McGrath: Legislators May Not Serve on Board of Review
HELENA – In an opinion released Monday, Montana Attorney General Mike McGrath held that a seat on the Department of Revenue’s Board of Review is a “civil office” and so legislators are constitutionally prohibited from appointment to the board.
The 1981 Legislature created the Board of Review to provide direction to the Department of Revenue, in relation to the so-called “One-Stop Licensing Program.” The one-stop program sought to streamline the registration and licensing actions of some state agencies. In 2001, the Legislature attached the board administratively to the Department of Revenue. The board includes directors of a number of state departments, the secretary of state and one member appointed by the president of the senate and one appointed by the speaker of the house.

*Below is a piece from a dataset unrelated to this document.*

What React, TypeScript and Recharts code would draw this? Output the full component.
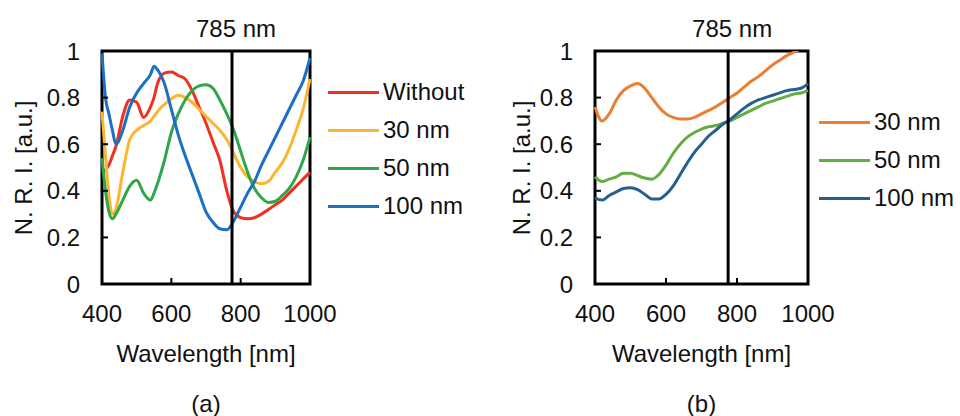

At issue was whether the appointment of legislators to the Board of Review conflicted with an article of the state’s constitution that prohibits the appointment of a legislator to a “civil office.” Department of Revenue director Kurt Alme requested the opinion and also asked whether a “non-voting” member might be appointed to the board if such a conflict did exist.
McGrath held that a conflict did exist, since a seat on the board of review did, indeed, meet the criteria of a “public office of a civil nature” set forth in a 1927 Montana Supreme Court case:
- The board was created by the Legislature;
- it has executive powers delegated to benefit the public;
- its duties are clearly defined by statute;
- it performs its duties without supervision and
- it has permanence and continuation.
In response to the “non-voting” question, McGrath held that such a status does not exist under statute. Even if it did, McGrath noted, a non-voting board member could still participate in board activities and exert influence over a board with executive powers.
Although they may not appoint fellow legislators to the board of review, McGrath held that legislative leaders may direct their colleagues to attend and participate in board of review meetings, “as any member of the public might.”
Finally, the opinion clarifies that legislative leaders may appoint a non-legislator to the board of review. The statute’s reference to “member” means member of the board, not member of the legislature.
An attorney general’s opinion carries the weight of law unless the Supreme Court overturns it or the Legislature modifies the laws involved.